Brendan Hartranft, who owns Local 44, Strangelove's and Memphis Taproom and upcoming Clarkville with partner Brendan Kelly and his wife Leigh Maida, is preparing to open a restaurant that embodies his love for people and the risk of being different. It'll be at 8th and Christian, where The Mildred used to be. He and Maida visited Montreal after he got chemo,  Hartranft told They fell hard for the spirit of whimsy and mais bien sûr (“but of course” in French) service mentality of Quebec. Being there reminded him of the value of time spent together. 

“To be in Montreal and at a loose end with the person that you love is to make every day feel like forever. And it reminds me of Emily Dickinson who said, forever is nothing but a series of nows.” 

Enjoying the richness of life means taking your time.

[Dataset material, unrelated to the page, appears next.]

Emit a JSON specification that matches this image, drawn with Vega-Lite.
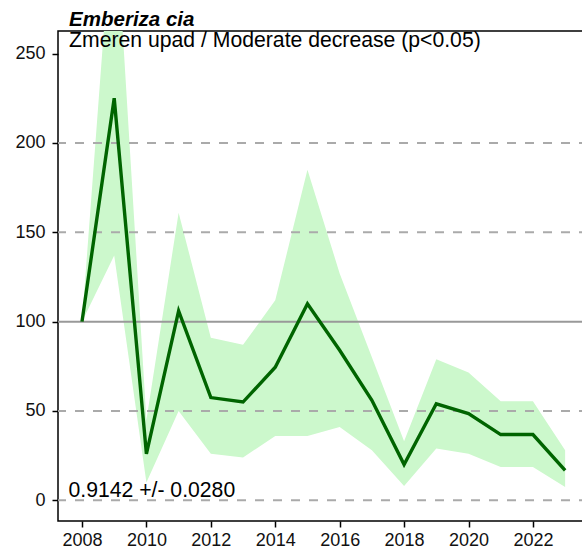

Hartranft says the original name of the restaurant was “Hard Coeur,” a tribute to the austerity and openness to radical enjoyment the hardcore movement represents: “Hardcore was just about just, f*** it. What’s wrong with butter and fat? What’s wrong with roasting? … As a chef, why do you have to be pushing yourself so hard to the point that there is no richness in your social fabric because I’m just watching you push this stone up a mountain and I’m just getting tired for you.”

That mentality informs his commitment to veering away from the pub thing toward a more de rigeur French concept. “We wanted to do that very heavy prepped fare,” Hartranft said. “There’s a level of talent and skill required for execution but it really is about loving the food.” Poutine, a dish made of french fries, a gravy-like sauce and cheese curds, will likely make an appearance on his menu; the owner is keeping quiet about the rest. 

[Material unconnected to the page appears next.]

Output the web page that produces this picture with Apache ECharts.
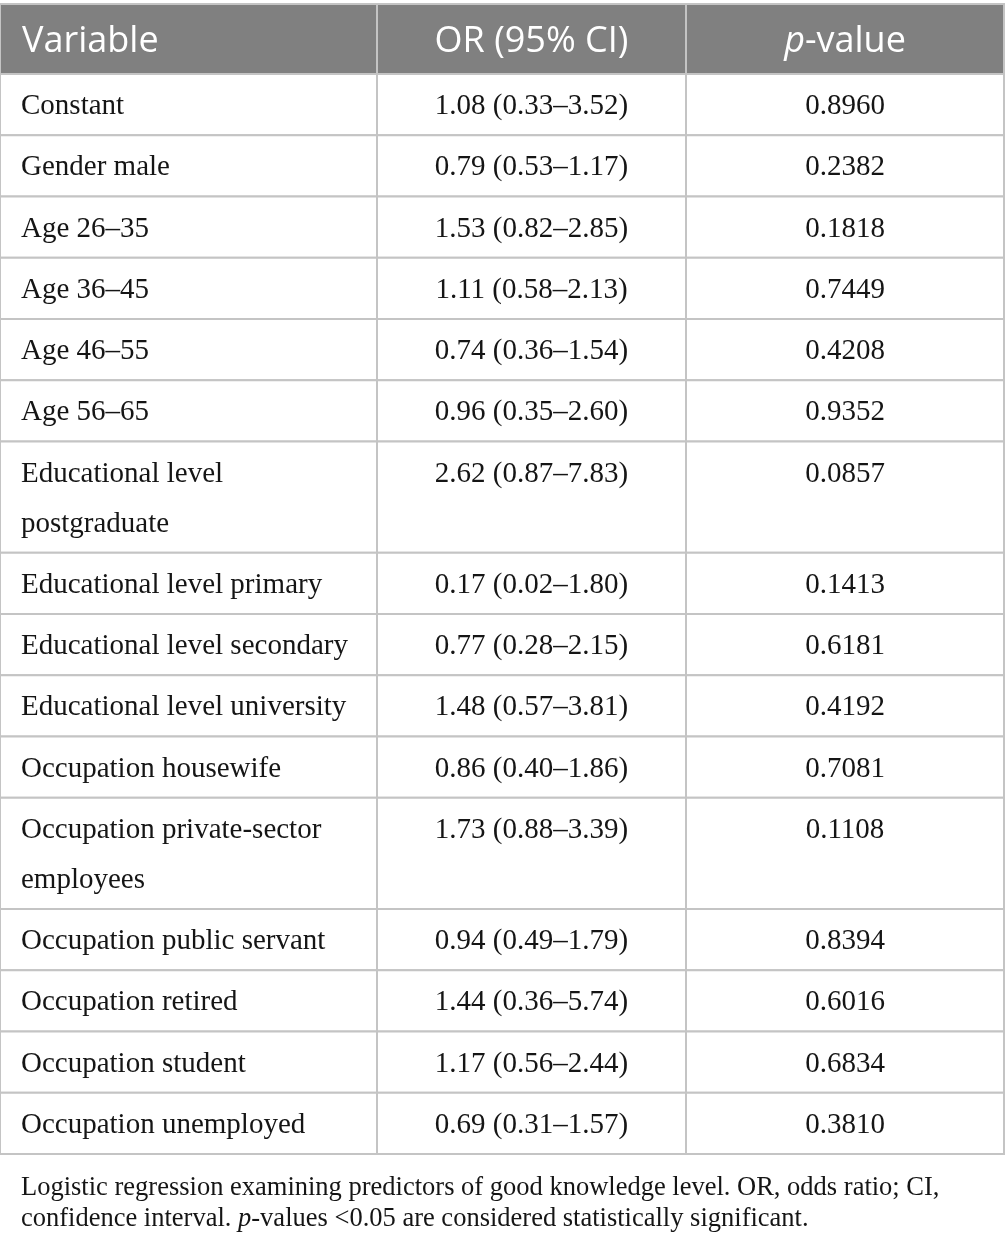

But Hartranft is open to different influences. As a seventh generation Philadelphian originally from the Northeast, he believes people deserve nuance. A wine list of “opinionated whimsy” will feature a rotating selection. “Why aren't wine lists changing every week?” Hartranft asks. Right now, he’s drinking “deep Burgundian.” But he won’t commit to that: “We truly want to be a current restaurant … I don't know the person I’m going to be in September.” 

By the time it opens in September, Coeur will offer “bright sunshine flavors” from the produce available in the fall. For a restauranteur looking to branch away from his established pattern, the timing is right. “I wanna fly my freak flag high,” Hartranft said.